According to the Minister of Finance and Economic Planning, Kwadwo Baah-Wiredu, insurance companies should introduce different products by taking advantage of the huge population in the informal sector.
Most insurance companies are currently operating life and general business with the majority shying away from life business.
But the recent insurance law caused the separation of life business and non-life business, which according to some analysts would help the life business to grow and contribute effectively to national development by helping to mobilize long-term funds for development.
Speaking at the 20th Anniversary Awards and Dinner Dance of the Gemini Life Insurance Company (GLICO) over the weekend, Mr. Baah-Wiredu said in order to achieve the objective of the separation, the regulatory framework would be reviewed to enable insurance companies restructure their investment portfolios to reflect the current economic environments.

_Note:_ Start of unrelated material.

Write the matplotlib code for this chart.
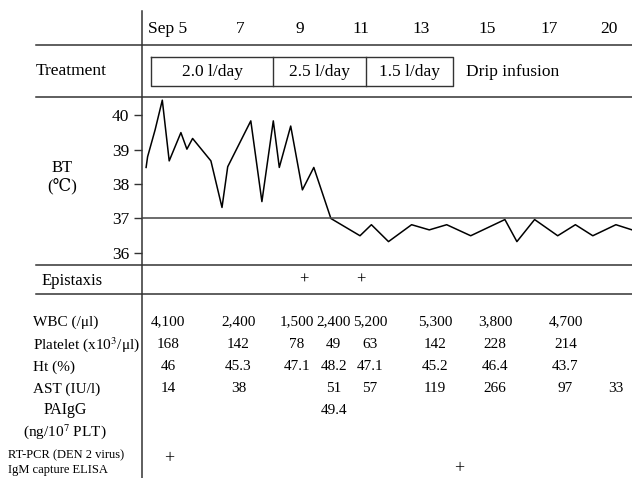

Additionally, there would be provisions to encourage insurance companies, especially life companies to invest in areas such as real estate and long-term mortgages.
The new insurance law aims among other things at ensuring adequate capitalization of insurance companies, improving corporate governance and ensuring adequate protection for policy holders.
Mr. Baah-Wiredu urged the insurance companies to take advantage of the Long-Term Savings Scheme Act (Act 679) and the insurance law by developing the right caliber of staff through training since government has facilitated the establishment of an insurance training center under the auspices of the National Insurance Commission.
Kwame Acheampong-Kyei, Managing Director of GLICO acknowledged the patronage of policyholders and corporate clients and expressed his profound gratitude for their support over the last two decades.